# What the task requires
Please write the listing below out again exactly, leaving every picture behind.

- - - -

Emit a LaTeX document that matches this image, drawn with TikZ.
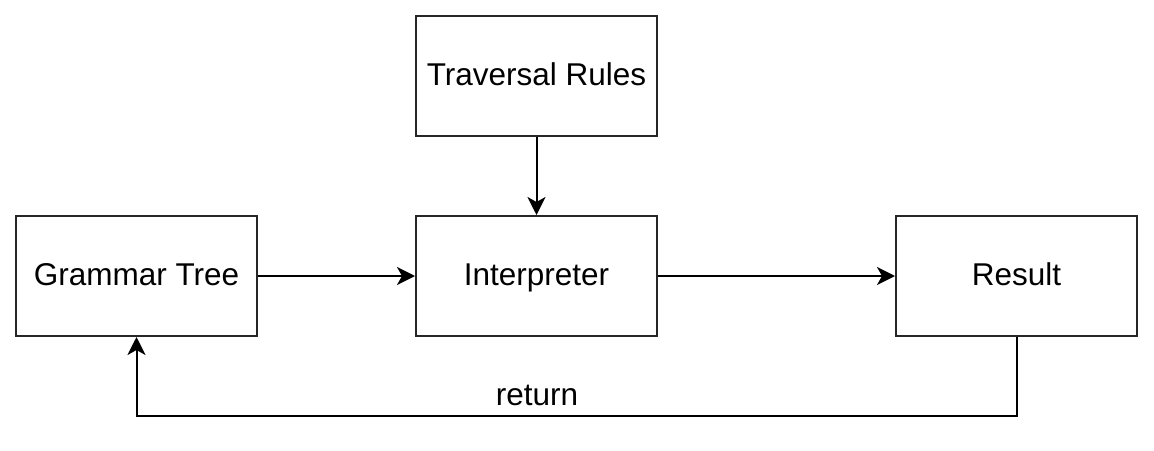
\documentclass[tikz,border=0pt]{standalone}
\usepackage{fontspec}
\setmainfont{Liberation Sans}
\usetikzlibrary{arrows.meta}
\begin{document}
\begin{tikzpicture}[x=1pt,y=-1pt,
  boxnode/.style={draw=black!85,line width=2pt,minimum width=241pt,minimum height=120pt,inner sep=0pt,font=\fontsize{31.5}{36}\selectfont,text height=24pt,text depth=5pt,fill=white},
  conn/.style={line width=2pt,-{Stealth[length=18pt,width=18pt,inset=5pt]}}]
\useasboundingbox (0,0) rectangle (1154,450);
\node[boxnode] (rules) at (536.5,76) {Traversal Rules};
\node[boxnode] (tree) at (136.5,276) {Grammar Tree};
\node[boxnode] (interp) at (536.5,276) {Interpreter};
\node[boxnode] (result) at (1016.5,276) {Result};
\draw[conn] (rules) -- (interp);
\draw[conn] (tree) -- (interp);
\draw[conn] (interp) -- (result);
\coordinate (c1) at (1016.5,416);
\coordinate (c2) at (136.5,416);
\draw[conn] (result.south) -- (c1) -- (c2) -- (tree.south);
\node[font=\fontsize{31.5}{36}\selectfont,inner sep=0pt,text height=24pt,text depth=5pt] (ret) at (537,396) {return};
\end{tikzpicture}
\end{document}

- - - -

# Answer to this task
Emit a LaTeX document that matches this image, drawn with TikZ.
\documentclass[tikz,border=0pt]{standalone}
\usepackage{fontspec}
\setmainfont{Liberation Sans}
\usetikzlibrary{arrows.meta}
\begin{document}
\begin{tikzpicture}[x=1pt,y=-1pt,
  boxnode/.style={draw=black!85,line width=2pt,minimum width=241pt,minimum height=120pt,inner sep=0pt,font=\fontsize{31.5}{36}\selectfont,text height=24pt,text depth=5pt,fill=white},
  conn/.style={line width=2pt,-{Stealth[length=18pt,width=18pt,inset=5pt]}}]
\useasboundingbox (0,0) rectangle (1154,450);
\node[boxnode] (rules) at (536.5,76) {Traversal Rules};
\node[boxnode] (tree) at (136.5,276) {Grammar Tree};
\node[boxnode] (interp) at (536.5,276) {Interpreter};
\node[boxnode] (result) at (1016.5,276) {Result};
\draw[conn] (rules) -- (interp);
\draw[conn] (tree) -- (interp);
\draw[conn] (interp) -- (result);
\coordinate (c1) at (1016.5,416);
\coordinate (c2) at (136.5,416);
\draw[conn] (result.south) -- (c1) -- (c2) -- (tree.south);
\node[font=\fontsize{31.5}{36}\selectfont,inner sep=0pt,text height=24pt,text depth=5pt] (ret) at (537,396) {return};
\end{tikzpicture}
\end{document}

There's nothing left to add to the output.